From the outset, the question of labor was paramount. Across the British West Indies, planters and colonial officials pondered the impact freedom would have on the agricultural plantation economies that was their lifeblood. The October 26, 1833, issue of the Antigua Herald and Gazette reprinted in full the emancipation decree, alongside a series of articles examining the prospects of the upcoming “experiment” of labor. The first article assessed that an “aversion” to the proposed apprenticeship system was “universal” among planters, who saw it as unmanageable. This dislike was reportedly even more pronounced among the enslaved, whose prejudice against the scheme was so “deeply rooted” that it was described as “absurd” to even attempt its trial. The second article reprinted the British colonial secretary Edward Stanley’s view of the post-emancipation period, which argued that the “success of the experiment” must rest on both compensation and the apprenticeship or “violence and anarchy” would follow. A third article summarized an assessment by the Parisian Le Constitutionnel on the likely effects of emancipation, including the possibility of secession by the colonies. Nevertheless, the French newspaper concluded the step taken by Britain would inevitably be followed by America and France: a mark of progress towards “the total removal of the stain inflicted on the civilized world by the existence of slavery.” [1]

A January 25, 1834, article by the editor of the Antigua Herald and Gazette, Thomas Warner, addressed the enslaved directly. Titled “To The Labourers of Antigua,” the lengthy editorial provided detailed advice and instructions to the laboring population on what was to be expected of them upon freedom. Warner’s regulations were excerpted from the popular 1821 book Cottage Economy by William Corbett, a guide to England’s laboring classes that stressed self-sufficiency, thrift, sobriety, and the importance of industry. What was good for the worker in England would be good for the coming wage-laborers of Antigua, Warner pronounced. And he implored that newspapers throughout the colony “try to instruct the lower classes” to prepare them for emancipation.

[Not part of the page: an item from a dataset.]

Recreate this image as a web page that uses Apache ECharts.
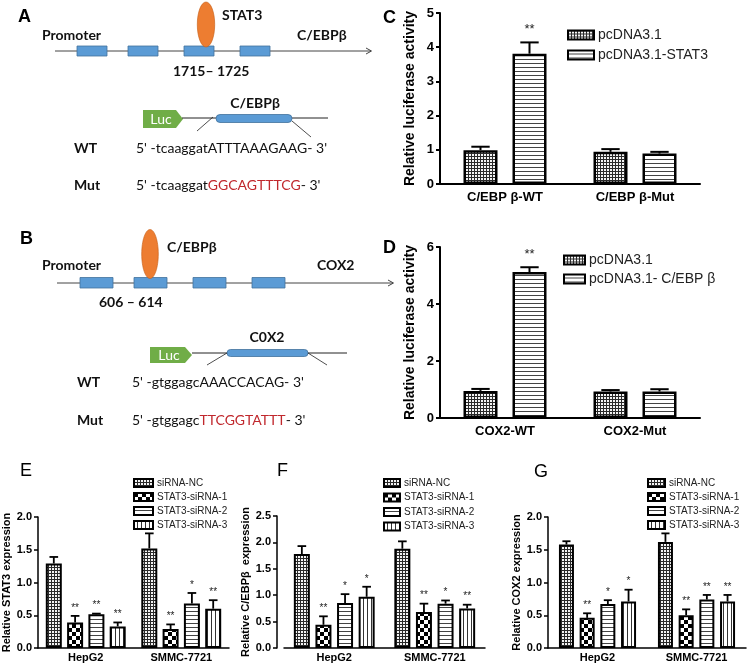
<!DOCTYPE html>
<html><head><meta charset="utf-8">
<script src="https://cdn.jsdelivr.net/npm/echarts@6/dist/echarts.min.js"></script>
<style>html,body{margin:0;padding:0;background:#fff}#c{width:747px;height:667px}</style>
</head><body><div id="c"></div>
<script>
// ---------- DATA ----------
const cCategories = ['C/EBP β-WT', 'C/EBP β-Mut'];
const cNames = ['pcDNA3.1', 'pcDNA3.1-STAT3'];
const cPcDNA = [0.99, 0.94];
const cPcDNAErr = [0.10, 0.08];
const cSTAT3 = [3.81, 0.89];
const cSTAT3Err = [0.33, 0.05];
const cSig = [['', ''], ['**', '']];
const cTicks = [0, 5, 1];

const dCategories = ['COX2-WT', 'COX2-Mut'];
const dNames = ['pcDNA3.1', 'pcDNA3.1- C/EBP β'];
const dPcDNA = [0.95, 0.93];
const dPcDNAErr = [0.07, 0.05];
const dCEBP = [5.12, 0.93];
const dCEBPErr = [0.17, 0.08];
const dSig = [['', ''], ['**', '']];
const dTicks = [0, 6, 2];

const siNames = ['siRNA-NC', 'STAT3-siRNA-1', 'STAT3-siRNA-2', 'STAT3-siRNA-3'];
const cellLines = ['HepG2', 'SMMC-7721'];

const eVals = [[1.29, 1.52], [0.39, 0.29], [0.515, 0.68], [0.33, 0.60]];
const eErrs = [[0.10, 0.23], [0.10, 0.07], [0.01, 0.16], [0.06, 0.13]];
const eSig = [['', ''], ['**', '**'], ['**', '*'], ['**', '**']];
const eTicks = [0, 2, 0.5];

const fVals = [[1.78, 1.88], [0.44, 0.68], [0.85, 0.84], [0.97, 0.75]];
const fErrs = [[0.15, 0.14], [0.16, 0.16], [0.17, 0.06], [0.19, 0.07]];
const fSig = [['', ''], ['**', '**'], ['*', '*'], ['*', '**']];
const fTicks = [0, 2.5, 0.5];

const gVals = [[1.58, 1.62], [0.46, 0.50], [0.67, 0.74], [0.71, 0.71]];
const gErrs = [[0.05, 0.13], [0.07, 0.09], [0.06, 0.07], [0.18, 0.10]];
const gSig = [['', ''], ['**', '**'], ['*', '**'], ['*', '**']];
const gTicks = [0, 2, 0.5];

// ---------- PATTERNS ----------
function mkPattern(kind) {
  const c = document.createElement('canvas');
  let g;
  if (kind === 'dots') {
    c.width = 3; c.height = 3; g = c.getContext('2d');
    g.fillStyle = '#f4f4f4'; g.fillRect(0, 0, 3, 3);
    g.fillStyle = '#2a2a2a'; g.fillRect(0, 0, 3, 1); g.fillRect(0, 0, 1, 3);
  } else if (kind === 'checker') {
    c.width = 8; c.height = 8; g = c.getContext('2d');
    g.fillStyle = '#fff'; g.fillRect(0, 0, 8, 8);
    g.fillStyle = '#000'; g.fillRect(0, 0, 4, 4); g.fillRect(4, 4, 4, 4);
  } else if (kind === 'hstripe') {
    c.width = 4; c.height = 4; g = c.getContext('2d');
    g.fillStyle = '#fff'; g.fillRect(0, 0, 4, 4);
    g.fillStyle = '#444'; g.fillRect(0, 3, 4, 1);
  } else {
    c.width = 4; c.height = 4; g = c.getContext('2d');
    g.fillStyle = '#fff'; g.fillRect(0, 0, 4, 4);
    g.fillStyle = '#333'; g.fillRect(3, 0, 1, 4);
  }
  return { image: c, repeat: 'repeat' };
}
const P = { dots: mkPattern('dots'), checker: mkPattern('checker'), h: mkPattern('hstripe'), v: mkPattern('vstripe') };

const FONT = 'Liberation Sans, Arial, sans-serif';
const DFONT = 'Lato, Open Sans, sans-serif';

// ---------- HELPERS ----------
const grids = [], xAxes = [], yAxes = [], series = [], legends = [];

function addPanel(cfg) {
  const gi = grids.length;
  grids.push({ left: cfg.left, top: cfg.top, width: cfg.width, height: cfg.height, containLabel: false });
  xAxes.push({
    type: 'category', gridIndex: gi, data: cfg.cats,
    axisLine: { lineStyle: { color: '#000', width: cfg.axisW } },
    axisTick: { alignWithLabel: true, length: 4, lineStyle: { color: '#000', width: cfg.axisW } },
    axisLabel: { color: '#000', fontFamily: FONT, fontWeight: 'bold', fontSize: cfg.xFont, margin: cfg.xMargin, interval: 0 }
  });
  yAxes.push({
    type: 'value', gridIndex: gi, min: cfg.ticks[0], max: cfg.ticks[1], interval: cfg.ticks[2],
    offset: cfg.yOffset || 0,
    name: cfg.yName, nameLocation: 'middle', nameGap: cfg.nameGap,
    nameTextStyle: { color: '#000', fontFamily: FONT, fontWeight: 'bold', fontSize: cfg.nameFont },
    splitLine: { show: false },
    axisLine: { show: true, lineStyle: { color: '#000', width: cfg.axisW } },
    axisTick: { show: true, length: 4, lineStyle: { color: '#000', width: cfg.axisW } },
    axisLabel: { color: '#000', fontFamily: FONT, fontWeight: 'bold', fontSize: cfg.yFont, margin: 6, formatter: cfg.yFmt }
  });
  const n = cfg.names.length;
  cfg.names.forEach((nm, s) => {
    series.push({
      type: 'bar', name: nm, xAxisIndex: gi, yAxisIndex: gi, data: cfg.vals[s],
      barWidth: cfg.bw, barGap: (cfg.gap / cfg.bw * 100) + '%',
      itemStyle: { color: cfg.pats[s], borderColor: '#000', borderWidth: cfg.borderW },
      emphasis: { disabled: true }, animation: false
    });
  });
  const errData = [];
  for (let s = 0; s < n; s++) for (let c = 0; c < cfg.cats.length; c++) errData.push([c, cfg.vals[s][c], cfg.errs[s][c], s]);
  series.push({
    type: 'custom', xAxisIndex: gi, yAxisIndex: gi, data: errData, z: 5, clip: false, animation: false,
    renderItem: function (params, api) {
      const ci = api.value(0), v = api.value(1), e = api.value(2), s = api.value(3);
      const base = api.coord([ci, v]), top = api.coord([ci, v + e]);
      const total = n * cfg.bw + (n - 1) * cfg.gap;
      const x = base[0] - total / 2 + s * (cfg.bw + cfg.gap) + cfg.bw / 2;
      const hc = cfg.bw * 0.27;
      const ch = [
        { type: 'line', shape: { x1: x, y1: base[1], x2: x, y2: top[1] }, style: { stroke: '#000', lineWidth: cfg.errW } },
        { type: 'line', shape: { x1: x - hc, y1: top[1], x2: x + hc, y2: top[1] }, style: { stroke: '#000', lineWidth: cfg.errW } }
      ];
      const sig = cfg.sig[s][ci];
      if (sig) ch.push({ type: 'text', x: x, y: top[1] - cfg.sigGap, style: { text: sig, fill: '#222', font: cfg.sigFont + 'px ' + FONT, align: 'center', verticalAlign: 'bottom' } });
      return { type: 'group', children: ch };
    }
  });
  legends.push({
    data: cfg.names, orient: 'vertical', left: cfg.legLeft, top: cfg.legTop,
    itemWidth: cfg.legW, itemHeight: cfg.legH, itemGap: cfg.legGap, icon: 'rect',
    selectedMode: false, padding: 0,
    textStyle: { color: '#222', fontFamily: FONT, fontSize: cfg.legFont, padding: [0, 0, 0, -1] }
  });
}

const oneDec = v => v.toFixed(1);

addPanel({ left: 440, top: 13, width: 260, height: 171, cats: cCategories, names: cNames,
  vals: [cPcDNA, cSTAT3], errs: [cPcDNAErr, cSTAT3Err], sig: cSig, ticks: cTicks,
  pats: [P.dots, P.h], bw: 34, gap: 15, axisW: 2, borderW: 2.5, errW: 2,
  xFont: 13, xMargin: 7, yFont: 13, nameFont: 14, nameGap: 23, yName: 'Relative luciferase activity',
  sigFont: 13, sigGap: 6, legLeft: 567, legTop: 28, legW: 26, legH: 9, legGap: 6, legFont: 14 });

addPanel({ left: 440, top: 247, width: 260, height: 171, cats: dCategories, names: dNames,
  vals: [dPcDNA, dCEBP], errs: [dPcDNAErr, dCEBPErr], sig: dSig, ticks: dTicks,
  pats: [P.dots, P.h], bw: 34, gap: 15, axisW: 2, borderW: 2.5, errW: 2,
  xFont: 13, xMargin: 7, yFont: 13, nameFont: 14, nameGap: 23, yName: 'Relative luciferase activity',
  sigFont: 13, sigGap: 6, legLeft: 563, legTop: 253, legW: 21, legH: 9, legGap: 5, legFont: 14 });

const siPats = [P.dots, P.checker, P.h, P.v];

addPanel({ left: 33, top: 517, width: 196, height: 131, cats: cellLines, names: siNames,
  vals: eVals, errs: eErrs, sig: eSig, ticks: eTicks, pats: siPats, bw: 16, gap: 5.3,
  axisW: 1.5, borderW: 2, errW: 1.8, xFont: 11, xMargin: 4, yFont: 11, yFmt: oneDec,
  nameFont: 11, nameGap: 26, yName: 'Relative STAT3 expression',
  sigFont: 10, sigGap: 3, legLeft: 133, legTop: 478, legW: 19, legH: 8, legGap: 4, legFont: 10 });

addPanel({ left: 284, top: 516, width: 201, height: 132, cats: cellLines, names: siNames, yOffset: 7,
  vals: fVals, errs: fErrs, sig: fSig, ticks: fTicks, pats: siPats, bw: 16, gap: 5.6,
  axisW: 1.5, borderW: 2, errW: 1.8, xFont: 11, xMargin: 4, yFont: 11, yFmt: oneDec,
  nameFont: 11, nameGap: 26, yName: 'Relative C/EBPβ  expression',
  sigFont: 10, sigGap: 3, legLeft: 383, legTop: 478, legW: 16, legH: 8, legGap: 4.5, legFont: 10 });

addPanel({ left: 548, top: 517, width: 198, height: 131, cats: cellLines, names: siNames,
  vals: gVals, errs: gErrs, sig: gSig, ticks: gTicks, pats: siPats, bw: 15, gap: 5.7,
  axisW: 1.5, borderW: 2, errW: 1.8, xFont: 11, xMargin: 4, yFont: 11, yFmt: oneDec,
  nameFont: 11, nameGap: 25, yName: 'Relative COX2 expression',
  sigFont: 10, sigGap: 3, legLeft: 647, legTop: 478, legW: 17, legH: 8, legGap: 4, legFont: 10 });

// ---------- DIAGRAMS (A, B) ----------
function T(text, x, y, size, bold, align, fam, fill, rich) {
  const st = { text: text, x: 0, y: 0, fill: fill || '#111', font: (bold ? 'bold ' : '') + size + 'px ' + (fam || DFONT), align: align || 'left', verticalAlign: 'middle' };
  if (rich) st.rich = rich;
  return { type: 'text', x: x, y: y, style: st, z: 10 };
}
function L(x1, y1, x2, y2, c, w) { return { type: 'line', shape: { x1, y1, x2, y2 }, style: { stroke: c || '#333', lineWidth: w || 1 }, z: 10 }; }
function R(x, y, w, h, r) { return { type: 'rect', shape: { x, y, width: w, height: h, r: r || 0 }, style: { fill: '#5b9bd5', stroke: '#41719c', lineWidth: 0.8 }, z: 10 }; }
function E(cx, cy, rx, ry) { return { type: 'ellipse', shape: { cx, cy, rx, ry }, style: { fill: '#ed7d31', stroke: '#c55a11', lineWidth: 0.6 }, z: 11 }; }
function Luc(x, y, w, h) {
  return [{ type: 'polygon', shape: { points: [[x, y], [x + w - 7, y], [x + w, y + h / 2], [x + w - 7, y + h], [x, y + h]] }, style: { fill: '#70ad47' }, z: 10 },
    T('Luc', x + (w - 4) / 2, y + h / 2 + 0.5, 14, false, 'center', DFONT, '#fff')];
}
const red = { r: { fill: '#c0282d', font: '14px ' + DFONT } };
const g = [];
// panel letters
g.push(T('A', 18, 17, 18, true, 'left', FONT, '#000'));
g.push(T('B', 20, 239, 18, true, 'left', FONT, '#000'));
g.push(T('C', 383, 18, 18, true, 'left', FONT, '#000'));
g.push(T('D', 383, 248, 18, true, 'left', FONT, '#000'));
g.push(T('E', 20, 471, 18, false, 'left', FONT, '#000'));
g.push(T('F', 277, 471, 18, false, 'left', FONT, '#000'));
g.push(T('G', 534, 472, 18, false, 'left', FONT, '#000'));
// A
g.push(L(55, 51, 371, 51, '#444', 1));
g.push({ type: 'polyline', shape: { points: [[366, 48], [371.5, 51], [366, 54]] }, style: { stroke: '#444', lineWidth: 1, fill: null }, z: 10 });
[77, 128, 184, 240].forEach(x => g.push(R(x, 46, 30, 10)));
g.push(E(206, 24.5, 8.7, 22.5));
g.push(T('Promoter', 42, 35, 14, true));
g.push(T('STAT3', 222, 15, 14, true));
g.push(T('C/EBPβ', 297, 35, 14, true));
g.push(T('1715– 1725', 173, 71, 14, true));
g.push(...Luc(143, 110, 40, 18));
g.push(L(182, 118, 328, 118, '#222', 1));
g.push(R(216, 114.5, 76, 8, 4));
g.push(L(213, 117, 197, 131, '#222', 0.8));
g.push(L(292, 121, 311, 137, '#222', 0.8));
g.push(T('C/EBPβ', 255, 103, 14, true, 'center'));
g.push(T('WT', 74, 148, 14, true));
g.push(T("5' -tcaaggatATTTAAAGAAG- 3'", 136, 148, 14, false));
g.push(T('Mut', 74, 185, 14, true));
g.push(T("5' -tcaaggat{r|GGCAGTTTCG}- 3'", 136, 185, 14, false, 'left', DFONT, '#111', red));
// B
g.push(L(57, 283, 393, 283, '#444', 1));
g.push({ type: 'polyline', shape: { points: [[388, 280], [393.5, 283], [388, 286]] }, style: { stroke: '#444', lineWidth: 1, fill: null }, z: 10 });
[80, 134, 193, 252].forEach(x => g.push(R(x, 277.5, 33, 10.5)));
g.push(E(150, 254, 8.3, 24.5));
g.push(T('C/EBPβ', 167, 247, 14, true));
g.push(T('Promoter', 42, 265, 14, true));
g.push(T('COX2', 317, 265, 14, true));
g.push(T('606 – 614', 99, 302, 14, true));
g.push(...Luc(150, 347, 42, 16));
g.push(L(192, 353, 347, 353, '#222', 1));
g.push(R(227, 349.5, 81, 7, 3.5));
g.push(L(227, 353, 207, 365, '#222', 0.8));
g.push(L(308, 353, 327, 365, '#222', 0.8));
g.push(T('C0X2', 267, 337, 14, true, 'center'));
g.push(T('WT', 77, 382, 14, true));
g.push(T("5' -gtggagcAAACCACAG- 3'", 132, 382, 14, false));
g.push(T('Mut', 77, 420, 14, true));
g.push(T("5' -gtggagc{r|TTCGGTATTT}- 3'", 132, 420, 14, false, 'left', DFONT, '#111', red));

const chart = echarts.init(document.getElementById('c'), null, { renderer: 'canvas' });
chart.setOption({
  animation: false,
  backgroundColor: '#fff',
  grid: grids, xAxis: xAxes, yAxis: yAxes, series: series, legend: legends,
  graphic: { elements: g }
});
</script></body></html>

A January 18, 1834, article in the Antigua Herald and Gazette provided a lengthy reprint of proceedings at the House of Assembly in the much larger and populous colony of Jamaica the previous October, the write-up itself taken from the Barbadian. Grudgingly reconciled to the coming abolition, referred to as a “calamity” and “evil,” the Jamaican assembly nevertheless voiced steady complaints to the British government and vowed to send a letter to London listing their grievances. Among these was “interference” with the internal laws of the colony; the inadequacy of the compensation; and the “precipitancy” of emancipation, for which they believed slaves unprepared. Still, the assembly understood that emancipation was a fait accompli, and instead urged its members to seek ways to make the working of the bill to their benefit. “The Act has gone forth, and slavery in fact has ceased to be,” one speaker stated. “We must go along…though we cannot arrest it, yet we may direct it, and render its progress safe.”[2]

Perhaps no one paid as much attention to these momentous events as the enslaved. Men and women still held in bondage were cognizant of both the debates over emancipation and the impact it would have on their lives. While colonial newspapers inherently privilege the bias and voices of the elite, they can still offer glimpses into the thoughts and actions of the marginalized.

Much as the slaves in Antigua in October 1833 knew enough of the apprenticeship scheme to express their “deeply rooted” opposition, those elsewhere in bondage shared news and rumors of the coming abolition. “Our slaves are well aware of all that is passing,” the Jamaican Assembly proclaimed that same month. “They know what is intended for them.”

The enslaved not only knew what was intended for them; they also had their own expectations and understandings of freedom. Some, not content with awaiting liberty, displayed this understanding through bold action. The February 8, 1834, issue of the Bermudian reported that in Barbados, acts of impudence and insubordination among the enslaved were growing daily—with “vagabond fellows” parading the streets doing “much as they please.” That previous December, a slave was reported to have “violently assaulted and beaten” his own master in the streets. The slave, described as “outrageously insolent,” was resisting his owner’s attempts to lock him in the local jail as punishment. Witnessing the struggle, a “mob of negroes” soon formed to assist the rebellious slave, including, to the paper’s scorn, many “members of the black fair sex” who operated as hucksters [street vendors]. White passersby who joined the melee in defense of the slave owner found themselves similarly set upon, especially by the women, who pelted them with “broken bottles, stones, and heavy bits of cane.” [3]

The tense atmosphere of unease, fear, and contestations of power in the wake of the tumultuous change brought by British Emancipation can be glimpsed in the Readex digital collection Caribbean Newspapers, 1718-1876. Within these articles and editorials, are invaluable windows into the public social and political discourses of the day—as planters, administrators, reformers, and the emancipated, struggled with a new era and its challenges.


Footnotes:

[1] The Antigua Herald and Guardian, 26 October 1833.

[2] The Antigua Herald and Guardian, 18 January 1834.

[3] The Antigua Herald and Guardian, 26 October 1833, 18 January 1834; Bermudian, 8 February 1834.